“We buried them here, but we could not identify them because they were charred by the use of napalm bombs used by the Americans,” said one resident of Saqlawiya in footage aired on Aljazeera on Sunday.
There have been no reports of the US military using napalm in Falluja and no independent verification of the claims.
The resident told Aljazeera all the bodies were buried in a single grave.
Late last week, US troops in Falluja called on some residents who had fled the fighting to return and help bury the dead.
However, according to other residents who managed to flee the fighting after US forces entered the city, hundreds more bodies still lay in the streets and were being fed on by packs of wild dogs.
Meanwhile, the International Committee of the Red Cross (ICRC) said Falluja remained too dangerous to secure proper retrieval and burial of corpses.
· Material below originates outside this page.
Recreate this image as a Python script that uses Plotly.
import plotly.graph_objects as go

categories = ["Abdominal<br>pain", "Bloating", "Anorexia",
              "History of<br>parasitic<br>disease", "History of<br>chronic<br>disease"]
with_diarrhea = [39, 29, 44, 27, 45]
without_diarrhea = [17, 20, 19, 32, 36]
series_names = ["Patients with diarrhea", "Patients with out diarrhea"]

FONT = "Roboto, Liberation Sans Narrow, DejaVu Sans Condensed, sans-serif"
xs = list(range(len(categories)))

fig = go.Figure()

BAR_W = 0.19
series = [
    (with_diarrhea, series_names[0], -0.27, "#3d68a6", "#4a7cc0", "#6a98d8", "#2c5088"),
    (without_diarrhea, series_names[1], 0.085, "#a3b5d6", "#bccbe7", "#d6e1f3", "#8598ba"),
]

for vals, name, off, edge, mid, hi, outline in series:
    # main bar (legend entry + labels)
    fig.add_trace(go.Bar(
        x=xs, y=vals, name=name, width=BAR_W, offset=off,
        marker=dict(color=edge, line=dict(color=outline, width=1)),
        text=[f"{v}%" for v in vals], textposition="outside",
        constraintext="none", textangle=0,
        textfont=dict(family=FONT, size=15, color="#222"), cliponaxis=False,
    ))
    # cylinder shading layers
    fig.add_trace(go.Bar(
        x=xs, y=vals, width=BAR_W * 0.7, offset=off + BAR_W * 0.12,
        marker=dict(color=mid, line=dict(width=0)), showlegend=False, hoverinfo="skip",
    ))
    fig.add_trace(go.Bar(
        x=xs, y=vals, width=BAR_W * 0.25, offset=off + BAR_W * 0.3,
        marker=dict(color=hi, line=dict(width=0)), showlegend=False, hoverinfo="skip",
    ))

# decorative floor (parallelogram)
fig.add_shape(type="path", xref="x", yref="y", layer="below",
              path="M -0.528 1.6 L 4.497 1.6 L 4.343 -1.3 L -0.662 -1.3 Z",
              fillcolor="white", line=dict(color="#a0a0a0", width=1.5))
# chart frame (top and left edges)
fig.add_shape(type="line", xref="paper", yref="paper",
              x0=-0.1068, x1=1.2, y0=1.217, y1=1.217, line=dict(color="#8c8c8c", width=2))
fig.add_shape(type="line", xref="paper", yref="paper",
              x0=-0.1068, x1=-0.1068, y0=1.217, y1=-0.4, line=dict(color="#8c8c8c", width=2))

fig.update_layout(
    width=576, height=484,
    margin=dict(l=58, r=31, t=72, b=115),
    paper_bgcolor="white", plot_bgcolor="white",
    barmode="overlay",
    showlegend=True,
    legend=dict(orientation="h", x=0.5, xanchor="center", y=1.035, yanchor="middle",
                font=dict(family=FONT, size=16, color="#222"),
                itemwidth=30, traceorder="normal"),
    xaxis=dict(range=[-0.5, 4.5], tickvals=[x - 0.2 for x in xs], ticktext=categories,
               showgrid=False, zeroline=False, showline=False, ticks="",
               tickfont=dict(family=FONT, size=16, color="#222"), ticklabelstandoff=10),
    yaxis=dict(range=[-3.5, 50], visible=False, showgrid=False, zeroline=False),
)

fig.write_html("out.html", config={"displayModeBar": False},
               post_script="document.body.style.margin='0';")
The ICRC and other relief groups
“We could not enter Falluja city so far due to the security measures and the continuing battles,” Muain Qasis, ICRC spokesman in Jordan, told Aljazeera.
When asked about the security measures, Qasis said: “In order to carry out an independent and acceptable humanitarian action, we must have guarantees ensuring the safety of the humanitarian staff.
“The humanitarian situation in Falluja city is very difficult.
“The city is still suffering shortage of public services. There is no water or electricity. There is no way to offer medical treatment for the injured families still surrounded inside the city,” he added.
Detained civilians released
In related news, the US military in Falluja announced that it had released 400 of the 1450 men it had detained in the war-ravaged city.
“More than 400 detainees have since been released after being deemed non-combatants,” the military said, adding that 100 more were due to be released on Sunday.